─── INPUT ROWS ───

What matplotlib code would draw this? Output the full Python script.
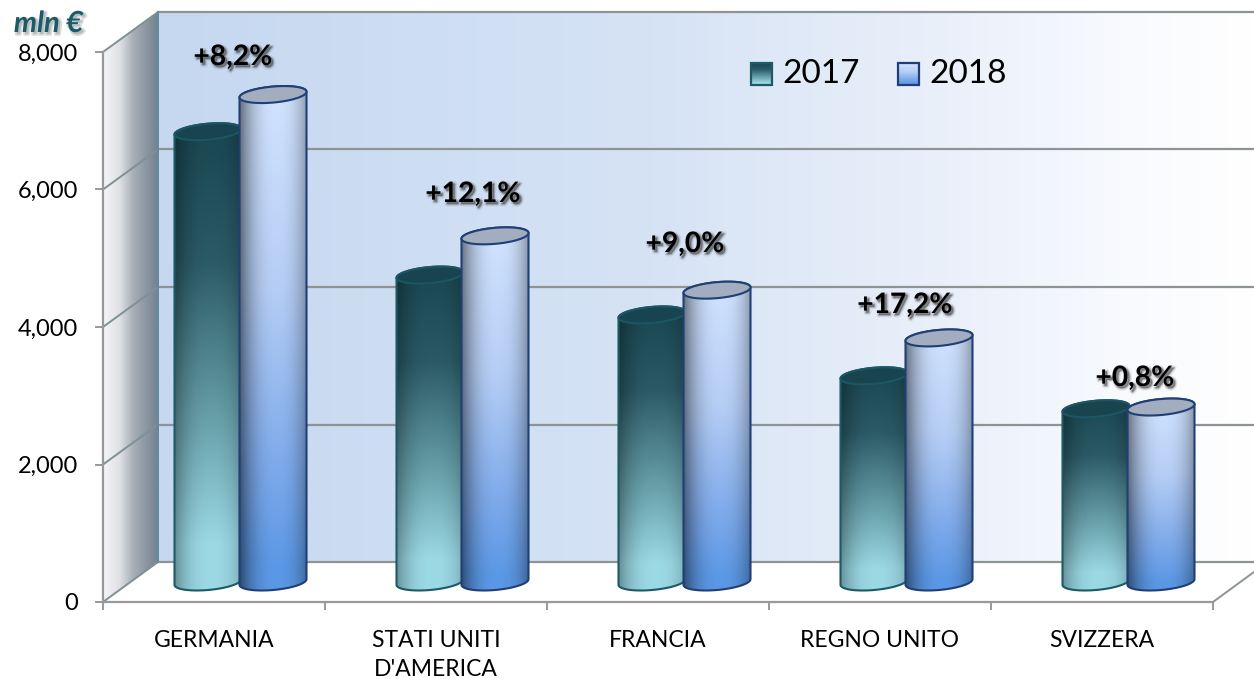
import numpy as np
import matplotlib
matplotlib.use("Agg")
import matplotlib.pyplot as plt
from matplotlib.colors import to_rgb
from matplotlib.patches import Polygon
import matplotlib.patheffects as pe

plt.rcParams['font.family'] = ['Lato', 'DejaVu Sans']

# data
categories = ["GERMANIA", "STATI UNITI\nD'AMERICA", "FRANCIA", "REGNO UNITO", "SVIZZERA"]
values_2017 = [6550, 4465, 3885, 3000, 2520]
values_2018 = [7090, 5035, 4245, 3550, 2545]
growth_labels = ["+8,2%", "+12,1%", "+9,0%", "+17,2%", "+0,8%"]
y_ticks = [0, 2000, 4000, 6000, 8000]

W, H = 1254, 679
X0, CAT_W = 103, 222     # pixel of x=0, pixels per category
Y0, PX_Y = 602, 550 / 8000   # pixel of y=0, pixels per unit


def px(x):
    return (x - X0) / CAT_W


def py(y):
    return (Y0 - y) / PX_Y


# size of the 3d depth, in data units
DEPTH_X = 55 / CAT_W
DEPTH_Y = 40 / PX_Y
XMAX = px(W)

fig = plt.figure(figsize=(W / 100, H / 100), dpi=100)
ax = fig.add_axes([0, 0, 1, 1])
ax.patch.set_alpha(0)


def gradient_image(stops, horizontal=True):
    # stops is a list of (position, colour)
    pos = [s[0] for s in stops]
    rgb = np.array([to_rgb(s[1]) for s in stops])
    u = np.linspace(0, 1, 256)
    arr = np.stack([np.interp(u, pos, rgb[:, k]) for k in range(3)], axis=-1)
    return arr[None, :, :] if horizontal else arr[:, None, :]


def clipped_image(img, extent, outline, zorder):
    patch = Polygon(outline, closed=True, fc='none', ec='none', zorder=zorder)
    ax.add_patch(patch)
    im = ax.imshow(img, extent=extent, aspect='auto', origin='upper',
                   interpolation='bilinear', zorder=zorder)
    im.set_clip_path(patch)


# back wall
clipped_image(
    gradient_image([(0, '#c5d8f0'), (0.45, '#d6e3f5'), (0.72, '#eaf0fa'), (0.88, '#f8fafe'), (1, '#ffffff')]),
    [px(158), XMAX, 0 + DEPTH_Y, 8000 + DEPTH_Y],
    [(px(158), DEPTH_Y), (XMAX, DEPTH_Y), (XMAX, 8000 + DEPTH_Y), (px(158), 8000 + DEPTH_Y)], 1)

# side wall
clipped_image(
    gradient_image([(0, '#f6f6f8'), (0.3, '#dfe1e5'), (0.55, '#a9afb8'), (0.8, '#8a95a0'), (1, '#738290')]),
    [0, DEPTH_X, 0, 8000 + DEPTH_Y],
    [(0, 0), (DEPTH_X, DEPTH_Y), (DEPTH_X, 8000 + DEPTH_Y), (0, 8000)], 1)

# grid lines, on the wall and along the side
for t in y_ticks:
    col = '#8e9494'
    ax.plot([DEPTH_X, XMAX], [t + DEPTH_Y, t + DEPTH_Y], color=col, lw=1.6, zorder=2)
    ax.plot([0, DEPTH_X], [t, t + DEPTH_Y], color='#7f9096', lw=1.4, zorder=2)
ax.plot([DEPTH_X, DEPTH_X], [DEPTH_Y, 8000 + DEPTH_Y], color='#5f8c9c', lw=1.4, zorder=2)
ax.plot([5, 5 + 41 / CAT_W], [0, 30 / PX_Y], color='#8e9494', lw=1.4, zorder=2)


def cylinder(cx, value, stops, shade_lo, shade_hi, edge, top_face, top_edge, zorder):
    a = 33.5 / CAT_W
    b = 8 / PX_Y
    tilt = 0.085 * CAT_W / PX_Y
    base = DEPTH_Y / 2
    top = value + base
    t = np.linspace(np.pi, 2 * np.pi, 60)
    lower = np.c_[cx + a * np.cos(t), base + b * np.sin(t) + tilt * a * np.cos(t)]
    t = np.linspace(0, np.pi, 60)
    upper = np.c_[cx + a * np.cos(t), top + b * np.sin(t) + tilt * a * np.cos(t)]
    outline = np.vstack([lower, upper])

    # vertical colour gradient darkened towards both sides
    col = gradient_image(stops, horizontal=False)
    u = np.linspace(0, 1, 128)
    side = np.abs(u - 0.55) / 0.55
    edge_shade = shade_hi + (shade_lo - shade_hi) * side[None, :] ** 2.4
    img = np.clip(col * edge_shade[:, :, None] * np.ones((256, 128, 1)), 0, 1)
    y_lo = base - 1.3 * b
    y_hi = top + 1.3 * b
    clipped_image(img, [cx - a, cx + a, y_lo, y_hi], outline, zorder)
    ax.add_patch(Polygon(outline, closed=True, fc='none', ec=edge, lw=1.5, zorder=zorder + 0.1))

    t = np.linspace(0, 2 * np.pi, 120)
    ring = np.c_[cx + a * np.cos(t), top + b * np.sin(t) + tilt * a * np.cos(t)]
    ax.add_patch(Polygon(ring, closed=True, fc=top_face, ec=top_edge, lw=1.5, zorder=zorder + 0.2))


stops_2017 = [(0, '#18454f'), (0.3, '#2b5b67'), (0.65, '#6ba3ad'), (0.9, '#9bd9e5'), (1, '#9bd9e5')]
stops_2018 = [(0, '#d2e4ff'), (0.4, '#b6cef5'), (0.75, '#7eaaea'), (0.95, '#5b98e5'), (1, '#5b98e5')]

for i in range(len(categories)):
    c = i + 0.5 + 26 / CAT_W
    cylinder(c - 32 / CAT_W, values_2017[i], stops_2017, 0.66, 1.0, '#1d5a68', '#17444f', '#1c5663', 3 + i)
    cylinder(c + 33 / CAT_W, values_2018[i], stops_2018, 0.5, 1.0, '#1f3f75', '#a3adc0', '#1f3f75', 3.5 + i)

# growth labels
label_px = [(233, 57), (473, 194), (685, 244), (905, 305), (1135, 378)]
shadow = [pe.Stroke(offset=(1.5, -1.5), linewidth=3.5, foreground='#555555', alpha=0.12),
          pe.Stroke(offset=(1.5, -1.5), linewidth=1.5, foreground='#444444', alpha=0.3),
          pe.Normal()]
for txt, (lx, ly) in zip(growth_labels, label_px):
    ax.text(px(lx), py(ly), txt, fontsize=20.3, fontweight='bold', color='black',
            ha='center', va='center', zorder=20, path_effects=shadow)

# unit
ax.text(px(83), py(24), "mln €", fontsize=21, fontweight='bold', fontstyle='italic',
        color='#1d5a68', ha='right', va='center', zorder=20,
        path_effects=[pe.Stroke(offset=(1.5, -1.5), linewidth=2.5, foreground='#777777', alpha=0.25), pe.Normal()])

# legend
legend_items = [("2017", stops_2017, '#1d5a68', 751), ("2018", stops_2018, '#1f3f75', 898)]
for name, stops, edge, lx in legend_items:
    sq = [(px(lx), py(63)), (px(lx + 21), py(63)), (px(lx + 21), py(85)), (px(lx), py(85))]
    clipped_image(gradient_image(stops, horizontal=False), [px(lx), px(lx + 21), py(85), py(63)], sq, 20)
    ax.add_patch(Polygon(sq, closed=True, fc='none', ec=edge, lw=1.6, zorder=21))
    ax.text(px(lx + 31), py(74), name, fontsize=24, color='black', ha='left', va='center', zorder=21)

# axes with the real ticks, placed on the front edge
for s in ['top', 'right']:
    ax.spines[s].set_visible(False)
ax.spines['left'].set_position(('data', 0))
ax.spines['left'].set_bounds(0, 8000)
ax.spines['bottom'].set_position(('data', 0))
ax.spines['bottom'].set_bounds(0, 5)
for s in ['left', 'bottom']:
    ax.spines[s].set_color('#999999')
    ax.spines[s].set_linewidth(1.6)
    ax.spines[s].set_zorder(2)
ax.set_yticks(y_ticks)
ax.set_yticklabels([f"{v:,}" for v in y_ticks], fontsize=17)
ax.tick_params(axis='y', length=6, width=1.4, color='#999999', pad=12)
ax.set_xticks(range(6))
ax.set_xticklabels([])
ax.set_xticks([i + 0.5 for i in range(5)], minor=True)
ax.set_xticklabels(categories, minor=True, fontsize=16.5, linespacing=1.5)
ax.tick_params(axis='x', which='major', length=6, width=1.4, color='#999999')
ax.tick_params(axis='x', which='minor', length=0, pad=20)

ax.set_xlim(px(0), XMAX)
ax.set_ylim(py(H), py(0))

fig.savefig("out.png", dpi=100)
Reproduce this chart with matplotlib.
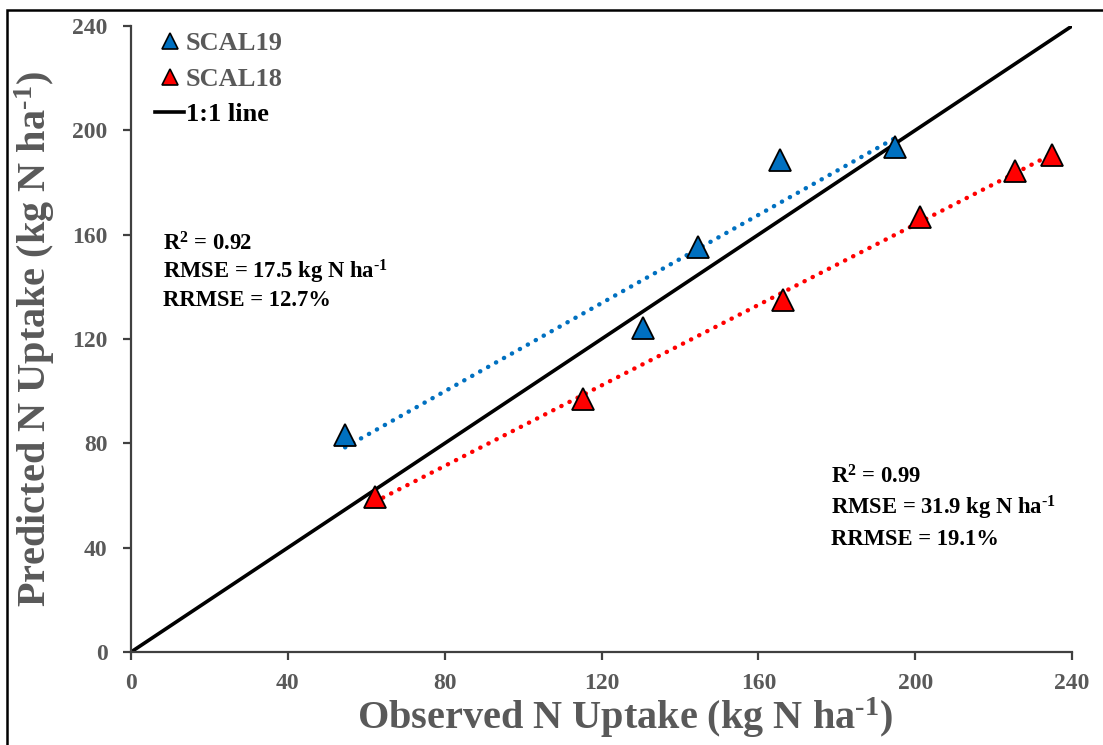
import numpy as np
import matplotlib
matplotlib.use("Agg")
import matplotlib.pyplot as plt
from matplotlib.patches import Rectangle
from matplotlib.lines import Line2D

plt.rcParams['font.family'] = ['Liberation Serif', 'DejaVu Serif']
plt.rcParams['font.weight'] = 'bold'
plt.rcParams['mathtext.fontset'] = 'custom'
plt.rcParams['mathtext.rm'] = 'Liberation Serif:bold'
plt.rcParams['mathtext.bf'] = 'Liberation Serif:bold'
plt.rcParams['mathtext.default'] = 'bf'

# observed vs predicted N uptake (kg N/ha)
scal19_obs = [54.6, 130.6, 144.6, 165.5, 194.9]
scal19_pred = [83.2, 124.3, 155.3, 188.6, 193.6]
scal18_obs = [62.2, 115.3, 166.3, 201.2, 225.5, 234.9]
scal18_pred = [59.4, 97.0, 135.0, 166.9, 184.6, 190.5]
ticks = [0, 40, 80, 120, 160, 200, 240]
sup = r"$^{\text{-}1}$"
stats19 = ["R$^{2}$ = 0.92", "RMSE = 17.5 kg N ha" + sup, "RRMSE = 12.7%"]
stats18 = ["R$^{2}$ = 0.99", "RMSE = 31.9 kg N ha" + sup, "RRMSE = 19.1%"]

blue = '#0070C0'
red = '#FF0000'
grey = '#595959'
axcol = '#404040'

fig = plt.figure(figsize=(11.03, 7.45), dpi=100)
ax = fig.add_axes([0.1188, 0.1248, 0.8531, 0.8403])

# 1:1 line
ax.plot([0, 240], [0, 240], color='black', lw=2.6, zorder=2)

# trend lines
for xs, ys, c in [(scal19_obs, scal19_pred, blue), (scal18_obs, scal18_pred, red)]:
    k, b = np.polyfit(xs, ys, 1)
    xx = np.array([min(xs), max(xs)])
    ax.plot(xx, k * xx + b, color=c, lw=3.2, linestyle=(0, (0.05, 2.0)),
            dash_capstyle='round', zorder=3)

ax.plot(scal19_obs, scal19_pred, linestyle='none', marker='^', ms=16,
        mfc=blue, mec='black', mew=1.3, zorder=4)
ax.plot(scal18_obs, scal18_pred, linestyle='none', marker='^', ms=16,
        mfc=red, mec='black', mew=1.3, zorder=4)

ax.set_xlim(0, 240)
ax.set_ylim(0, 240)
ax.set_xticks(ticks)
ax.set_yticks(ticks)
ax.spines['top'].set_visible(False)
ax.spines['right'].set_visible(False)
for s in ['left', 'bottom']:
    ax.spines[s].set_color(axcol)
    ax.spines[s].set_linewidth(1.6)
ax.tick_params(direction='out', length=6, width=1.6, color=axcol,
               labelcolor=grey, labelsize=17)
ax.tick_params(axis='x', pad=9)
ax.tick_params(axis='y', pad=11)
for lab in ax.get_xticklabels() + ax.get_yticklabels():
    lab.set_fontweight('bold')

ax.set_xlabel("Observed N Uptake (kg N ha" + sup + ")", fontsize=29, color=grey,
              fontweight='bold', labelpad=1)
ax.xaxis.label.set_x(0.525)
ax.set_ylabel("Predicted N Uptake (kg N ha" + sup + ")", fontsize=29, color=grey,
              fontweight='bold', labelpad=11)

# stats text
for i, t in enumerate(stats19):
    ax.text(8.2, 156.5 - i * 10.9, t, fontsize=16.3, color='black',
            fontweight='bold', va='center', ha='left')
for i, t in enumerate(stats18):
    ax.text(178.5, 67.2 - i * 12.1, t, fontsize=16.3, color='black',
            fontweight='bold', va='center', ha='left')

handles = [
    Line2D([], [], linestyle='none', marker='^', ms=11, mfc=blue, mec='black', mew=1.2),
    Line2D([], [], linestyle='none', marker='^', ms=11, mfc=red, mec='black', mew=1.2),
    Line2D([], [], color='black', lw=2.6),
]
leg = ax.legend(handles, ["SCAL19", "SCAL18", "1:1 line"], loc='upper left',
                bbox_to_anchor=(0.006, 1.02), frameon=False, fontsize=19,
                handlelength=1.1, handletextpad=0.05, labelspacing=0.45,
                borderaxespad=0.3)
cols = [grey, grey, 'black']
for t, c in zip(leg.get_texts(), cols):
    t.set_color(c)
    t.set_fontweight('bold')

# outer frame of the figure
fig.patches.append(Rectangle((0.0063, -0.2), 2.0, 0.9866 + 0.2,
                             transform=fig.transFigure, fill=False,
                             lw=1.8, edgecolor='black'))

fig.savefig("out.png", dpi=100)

───

WHAT IS ASKED>
Repeat exactly, and only, the entries from the line with "Reproduce this chart with matplotlib." through the line with "plt.rcParams['mathtext.default'] = 'bf'". Pictures are skipped.

RESULT FOR THIS TASK>
Reproduce this chart with matplotlib.
import numpy as np
import matplotlib
matplotlib.use("Agg")
import matplotlib.pyplot as plt
from matplotlib.patches import Rectangle
from matplotlib.lines import Line2D

plt.rcParams['font.family'] = ['Liberation Serif', 'DejaVu Serif']
plt.rcParams['font.weight'] = 'bold'
plt.rcParams['mathtext.fontset'] = 'custom'
plt.rcParams['mathtext.rm'] = 'Liberation Serif:bold'
plt.rcParams['mathtext.bf'] = 'Liberation Serif:bold'
plt.rcParams['mathtext.default'] = 'bf'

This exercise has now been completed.